Transcribe, word for word, every line from the one containing "Write the TikZ code for this diagram." through the final line of the records, and omit the pictures.

*Record set*
<<<<

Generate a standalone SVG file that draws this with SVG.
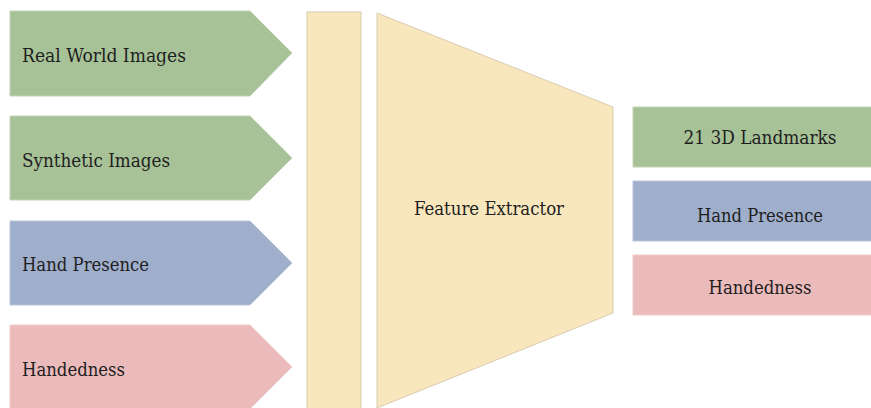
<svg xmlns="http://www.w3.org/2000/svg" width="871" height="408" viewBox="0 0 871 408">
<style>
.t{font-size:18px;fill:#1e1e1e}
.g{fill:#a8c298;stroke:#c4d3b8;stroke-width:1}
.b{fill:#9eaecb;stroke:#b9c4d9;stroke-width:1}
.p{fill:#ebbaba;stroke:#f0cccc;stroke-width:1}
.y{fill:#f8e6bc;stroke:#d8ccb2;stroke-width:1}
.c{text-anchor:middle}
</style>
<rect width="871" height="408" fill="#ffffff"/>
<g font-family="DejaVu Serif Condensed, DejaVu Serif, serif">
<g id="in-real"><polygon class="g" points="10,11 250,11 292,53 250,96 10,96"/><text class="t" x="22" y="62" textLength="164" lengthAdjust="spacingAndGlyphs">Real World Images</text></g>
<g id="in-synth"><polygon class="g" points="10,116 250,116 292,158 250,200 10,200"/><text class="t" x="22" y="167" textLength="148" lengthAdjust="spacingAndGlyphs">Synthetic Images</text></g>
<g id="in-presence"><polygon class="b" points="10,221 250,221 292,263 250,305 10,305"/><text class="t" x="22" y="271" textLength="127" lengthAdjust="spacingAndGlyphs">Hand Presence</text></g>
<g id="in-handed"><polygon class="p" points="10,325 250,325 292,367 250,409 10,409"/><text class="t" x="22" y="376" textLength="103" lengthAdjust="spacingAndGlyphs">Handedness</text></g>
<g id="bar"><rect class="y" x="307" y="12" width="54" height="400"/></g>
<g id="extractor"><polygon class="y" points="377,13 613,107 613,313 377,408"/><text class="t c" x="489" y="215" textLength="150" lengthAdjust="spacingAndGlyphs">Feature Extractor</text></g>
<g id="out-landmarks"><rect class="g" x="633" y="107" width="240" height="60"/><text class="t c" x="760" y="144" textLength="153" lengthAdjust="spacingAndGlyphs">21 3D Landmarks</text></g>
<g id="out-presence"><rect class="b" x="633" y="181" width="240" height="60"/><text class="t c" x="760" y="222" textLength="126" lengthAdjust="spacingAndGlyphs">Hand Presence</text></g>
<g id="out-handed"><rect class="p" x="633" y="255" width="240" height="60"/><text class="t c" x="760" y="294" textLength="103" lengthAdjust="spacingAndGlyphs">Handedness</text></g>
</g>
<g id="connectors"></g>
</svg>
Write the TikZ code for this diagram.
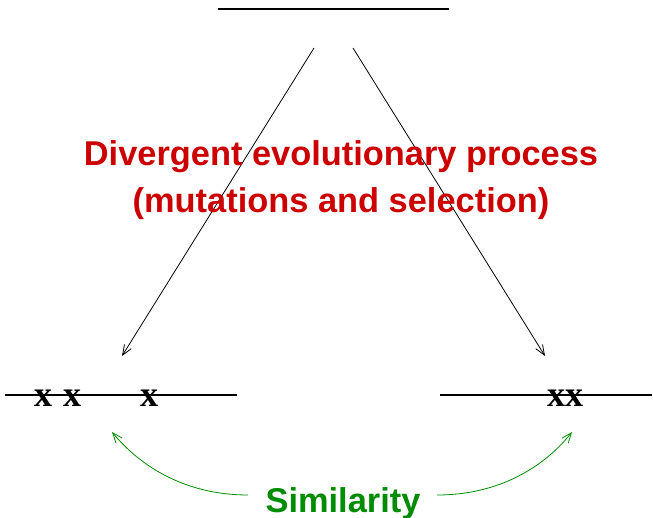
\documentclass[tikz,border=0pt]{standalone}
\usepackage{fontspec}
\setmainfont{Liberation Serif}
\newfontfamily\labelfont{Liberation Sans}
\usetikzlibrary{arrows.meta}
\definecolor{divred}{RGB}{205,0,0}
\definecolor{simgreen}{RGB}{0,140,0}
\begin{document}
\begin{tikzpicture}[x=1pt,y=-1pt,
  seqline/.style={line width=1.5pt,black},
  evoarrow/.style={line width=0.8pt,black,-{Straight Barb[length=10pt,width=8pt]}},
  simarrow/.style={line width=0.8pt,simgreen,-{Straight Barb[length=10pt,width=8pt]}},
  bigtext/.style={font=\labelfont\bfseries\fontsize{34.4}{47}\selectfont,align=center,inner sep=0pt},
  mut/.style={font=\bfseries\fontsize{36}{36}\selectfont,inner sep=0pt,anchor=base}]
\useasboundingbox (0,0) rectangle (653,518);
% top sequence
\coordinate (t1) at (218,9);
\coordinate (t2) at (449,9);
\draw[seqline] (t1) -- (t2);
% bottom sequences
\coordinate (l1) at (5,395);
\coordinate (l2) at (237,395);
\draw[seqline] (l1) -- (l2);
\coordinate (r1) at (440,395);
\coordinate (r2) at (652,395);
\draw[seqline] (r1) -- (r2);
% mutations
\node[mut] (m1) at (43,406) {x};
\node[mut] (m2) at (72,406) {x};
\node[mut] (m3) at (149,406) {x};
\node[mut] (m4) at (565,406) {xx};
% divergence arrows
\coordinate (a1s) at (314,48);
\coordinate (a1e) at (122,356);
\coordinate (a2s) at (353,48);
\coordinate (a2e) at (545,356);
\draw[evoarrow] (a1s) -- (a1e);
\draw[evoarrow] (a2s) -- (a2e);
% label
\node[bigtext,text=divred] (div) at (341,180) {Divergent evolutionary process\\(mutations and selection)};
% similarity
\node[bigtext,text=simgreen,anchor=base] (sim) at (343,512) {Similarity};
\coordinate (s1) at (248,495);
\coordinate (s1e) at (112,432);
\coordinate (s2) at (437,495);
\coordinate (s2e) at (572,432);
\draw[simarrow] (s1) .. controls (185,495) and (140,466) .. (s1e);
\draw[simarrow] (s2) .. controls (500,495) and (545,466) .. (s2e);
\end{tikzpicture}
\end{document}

>>>>

*Solution to this exercise*
Write the TikZ code for this diagram.
\documentclass[tikz,border=0pt]{standalone}
\usepackage{fontspec}
\setmainfont{Liberation Serif}
\newfontfamily\labelfont{Liberation Sans}
\usetikzlibrary{arrows.meta}
\definecolor{divred}{RGB}{205,0,0}
\definecolor{simgreen}{RGB}{0,140,0}
\begin{document}
\begin{tikzpicture}[x=1pt,y=-1pt,
  seqline/.style={line width=1.5pt,black},
  evoarrow/.style={line width=0.8pt,black,-{Straight Barb[length=10pt,width=8pt]}},
  simarrow/.style={line width=0.8pt,simgreen,-{Straight Barb[length=10pt,width=8pt]}},
  bigtext/.style={font=\labelfont\bfseries\fontsize{34.4}{47}\selectfont,align=center,inner sep=0pt},
  mut/.style={font=\bfseries\fontsize{36}{36}\selectfont,inner sep=0pt,anchor=base}]
\useasboundingbox (0,0) rectangle (653,518);
% top sequence
\coordinate (t1) at (218,9);
\coordinate (t2) at (449,9);
\draw[seqline] (t1) -- (t2);
% bottom sequences
\coordinate (l1) at (5,395);
\coordinate (l2) at (237,395);
\draw[seqline] (l1) -- (l2);
\coordinate (r1) at (440,395);
\coordinate (r2) at (652,395);
\draw[seqline] (r1) -- (r2);
% mutations
\node[mut] (m1) at (43,406) {x};
\node[mut] (m2) at (72,406) {x};
\node[mut] (m3) at (149,406) {x};
\node[mut] (m4) at (565,406) {xx};
% divergence arrows
\coordinate (a1s) at (314,48);
\coordinate (a1e) at (122,356);
\coordinate (a2s) at (353,48);
\coordinate (a2e) at (545,356);
\draw[evoarrow] (a1s) -- (a1e);
\draw[evoarrow] (a2s) -- (a2e);
% label
\node[bigtext,text=divred] (div) at (341,180) {Divergent evolutionary process\\(mutations and selection)};
% similarity
\node[bigtext,text=simgreen,anchor=base] (sim) at (343,512) {Similarity};
\coordinate (s1) at (248,495);
\coordinate (s1e) at (112,432);
\coordinate (s2) at (437,495);
\coordinate (s2e) at (572,432);
\draw[simarrow] (s1) .. controls (185,495) and (140,466) .. (s1e);
\draw[simarrow] (s2) .. controls (500,495) and (545,466) .. (s2e);
\end{tikzpicture}
\end{document}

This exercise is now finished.